▶ **Directions for this task**
All of the data should be output character for character, except the pictures.

▶ **Available data**
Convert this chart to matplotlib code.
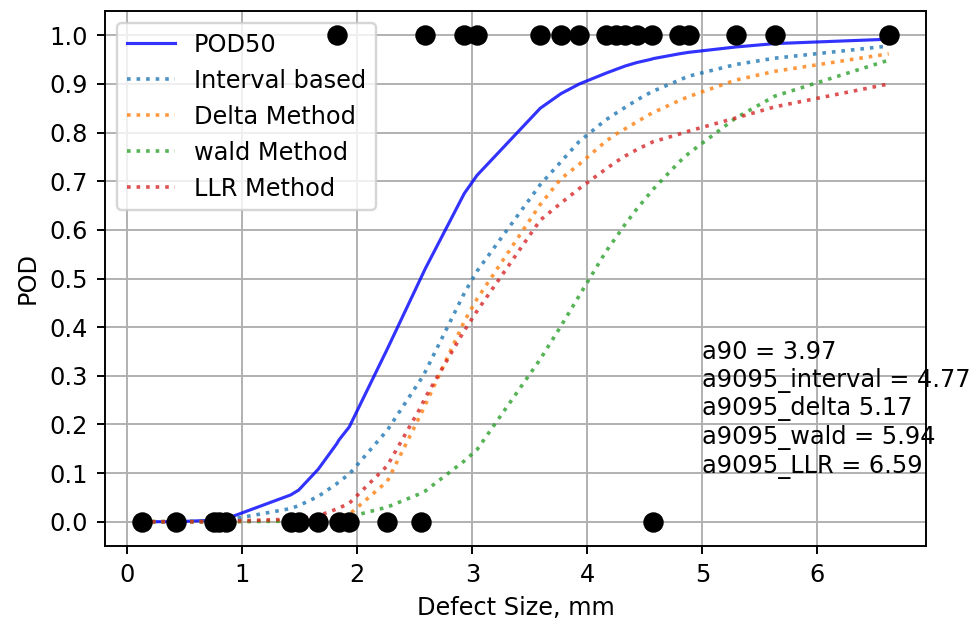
import numpy as np
import matplotlib.pyplot as plt

# crack sizes (mm), sorted, and hit/miss result of each inspection
defect_size = [0.13, 0.42, 0.75, 0.80, 0.86, 1.42, 1.49, 1.66, 1.82, 1.84,
               1.93, 2.26, 2.55, 2.59, 2.93, 3.04, 3.59, 3.77, 3.93, 4.16,
               4.25, 4.33, 4.43, 4.56, 4.57, 4.80, 4.88, 5.29, 5.63, 6.62]
hit = [0, 0, 0, 0, 0, 0, 0, 0, 1, 0,
       0, 0, 0, 1, 1, 1, 1, 1, 1, 1,
       1, 1, 1, 1, 0, 1, 1, 1, 1, 1]

# POD curves read at the same sizes
pod50 = [0.000, 0.000, 0.003, 0.004, 0.006, 0.055, 0.065, 0.108, 0.160, 0.168,
         0.195, 0.355, 0.500, 0.520, 0.675, 0.712, 0.850, 0.880, 0.900, 0.922,
         0.930, 0.937, 0.944, 0.951, 0.952, 0.962, 0.965, 0.976, 0.983, 0.992]
pod_interval = [0.000, 0.000, 0.001, 0.002, 0.003, 0.027, 0.033, 0.052, 0.078, 0.082,
                0.098, 0.188, 0.292, 0.308, 0.470, 0.515, 0.693, 0.740, 0.782, 0.826,
                0.840, 0.852, 0.867, 0.884, 0.885, 0.908, 0.916, 0.940, 0.953, 0.978]
pod_delta = [0.000, 0.000, 0.000, 0.000, 0.000, 0.002, 0.003, 0.006, 0.010, 0.011,
             0.015, 0.083, 0.220, 0.240, 0.412, 0.458, 0.652, 0.705, 0.735, 0.782,
             0.797, 0.808, 0.822, 0.840, 0.841, 0.866, 0.874, 0.908, 0.926, 0.962]
pod_wald = [0.000, 0.000, 0.000, 0.000, 0.000, 0.001, 0.002, 0.003, 0.005, 0.006,
            0.010, 0.030, 0.058, 0.063, 0.125, 0.148, 0.334, 0.402, 0.465, 0.555,
            0.585, 0.612, 0.643, 0.680, 0.683, 0.740, 0.757, 0.830, 0.875, 0.949]
pod_llr = [0.000, 0.000, 0.000, 0.000, 0.001, 0.005, 0.006, 0.012, 0.026, 0.028,
           0.038, 0.115, 0.235, 0.255, 0.393, 0.433, 0.620, 0.655, 0.685, 0.725,
           0.740, 0.752, 0.765, 0.780, 0.781, 0.797, 0.803, 0.830, 0.853, 0.900]

a90 = 3.97
a9095_interval = 4.77
a9095_delta = 5.17
a9095_wald = 5.94
a9095_llr = 6.59

dpi = 173
fig = plt.figure(figsize=(976 / dpi, 624 / dpi), dpi=dpi)
ax = fig.add_axes([105 / 976, 1 - 546 / 624, 821 / 976, 535 / 624])

ax.plot(defect_size, pod50, color='blue', alpha=0.8, lw=1.3, label='POD50')
ax.plot(defect_size, pod_interval, ':', color='tab:blue', alpha=0.8, label='Interval based')
ax.plot(defect_size, pod_delta, ':', color='tab:orange', alpha=0.8, label='Delta Method')
ax.plot(defect_size, pod_wald, ':', color='tab:green', alpha=0.8, label='wald Method')
ax.plot(defect_size, pod_llr, ':', color='tab:red', alpha=0.8, label='LLR Method')
ax.plot(defect_size, hit, 'ko', markersize=7.5, zorder=6)

ax.text(5, 0.1, f"a90 = {a90}\na9095_interval = {a9095_interval}\n"
                f"a9095_delta {a9095_delta}\na9095_wald = {a9095_wald}\n"
                f"a9095_LLR = {a9095_llr}")

ax.set_yticks(np.arange(0, 1.01, 0.1))
ax.set_xlabel('Defect Size, mm')
ax.set_ylabel('POD')
ax.grid(True)
ax.legend(loc='upper left')

fig.savefig('out.png', dpi=dpi)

▶ **Exercise solution**
Convert this chart to matplotlib code.
import numpy as np
import matplotlib.pyplot as plt

# crack sizes (mm), sorted, and hit/miss result of each inspection
defect_size = [0.13, 0.42, 0.75, 0.80, 0.86, 1.42, 1.49, 1.66, 1.82, 1.84,
               1.93, 2.26, 2.55, 2.59, 2.93, 3.04, 3.59, 3.77, 3.93, 4.16,
               4.25, 4.33, 4.43, 4.56, 4.57, 4.80, 4.88, 5.29, 5.63, 6.62]
hit = [0, 0, 0, 0, 0, 0, 0, 0, 1, 0,
       0, 0, 0, 1, 1, 1, 1, 1, 1, 1,
       1, 1, 1, 1, 0, 1, 1, 1, 1, 1]

# POD curves read at the same sizes
pod50 = [0.000, 0.000, 0.003, 0.004, 0.006, 0.055, 0.065, 0.108, 0.160, 0.168,
         0.195, 0.355, 0.500, 0.520, 0.675, 0.712, 0.850, 0.880, 0.900, 0.922,
         0.930, 0.937, 0.944, 0.951, 0.952, 0.962, 0.965, 0.976, 0.983, 0.992]
pod_interval = [0.000, 0.000, 0.001, 0.002, 0.003, 0.027, 0.033, 0.052, 0.078, 0.082,
                0.098, 0.188, 0.292, 0.308, 0.470, 0.515, 0.693, 0.740, 0.782, 0.826,
                0.840, 0.852, 0.867, 0.884, 0.885, 0.908, 0.916, 0.940, 0.953, 0.978]
pod_delta = [0.000, 0.000, 0.000, 0.000, 0.000, 0.002, 0.003, 0.006, 0.010, 0.011,
             0.015, 0.083, 0.220, 0.240, 0.412, 0.458, 0.652, 0.705, 0.735, 0.782,
             0.797, 0.808, 0.822, 0.840, 0.841, 0.866, 0.874, 0.908, 0.926, 0.962]
pod_wald = [0.000, 0.000, 0.000, 0.000, 0.000, 0.001, 0.002, 0.003, 0.005, 0.006,
            0.010, 0.030, 0.058, 0.063, 0.125, 0.148, 0.334, 0.402, 0.465, 0.555,
            0.585, 0.612, 0.643, 0.680, 0.683, 0.740, 0.757, 0.830, 0.875, 0.949]
pod_llr = [0.000, 0.000, 0.000, 0.000, 0.001, 0.005, 0.006, 0.012, 0.026, 0.028,
           0.038, 0.115, 0.235, 0.255, 0.393, 0.433, 0.620, 0.655, 0.685, 0.725,
           0.740, 0.752, 0.765, 0.780, 0.781, 0.797, 0.803, 0.830, 0.853, 0.900]

a90 = 3.97
a9095_interval = 4.77
a9095_delta = 5.17
a9095_wald = 5.94
a9095_llr = 6.59

dpi = 173
fig = plt.figure(figsize=(976 / dpi, 624 / dpi), dpi=dpi)
ax = fig.add_axes([105 / 976, 1 - 546 / 624, 821 / 976, 535 / 624])

ax.plot(defect_size, pod50, color='blue', alpha=0.8, lw=1.3, label='POD50')
ax.plot(defect_size, pod_interval, ':', color='tab:blue', alpha=0.8, label='Interval based')
ax.plot(defect_size, pod_delta, ':', color='tab:orange', alpha=0.8, label='Delta Method')
ax.plot(defect_size, pod_wald, ':', color='tab:green', alpha=0.8, label='wald Method')
ax.plot(defect_size, pod_llr, ':', color='tab:red', alpha=0.8, label='LLR Method')
ax.plot(defect_size, hit, 'ko', markersize=7.5, zorder=6)

ax.text(5, 0.1, f"a90 = {a90}\na9095_interval = {a9095_interval}\n"
                f"a9095_delta {a9095_delta}\na9095_wald = {a9095_wald}\n"
                f"a9095_LLR = {a9095_llr}")

ax.set_yticks(np.arange(0, 1.01, 0.1))
ax.set_xlabel('Defect Size, mm')
ax.set_ylabel('POD')
ax.grid(True)
ax.legend(loc='upper left')

fig.savefig('out.png', dpi=dpi)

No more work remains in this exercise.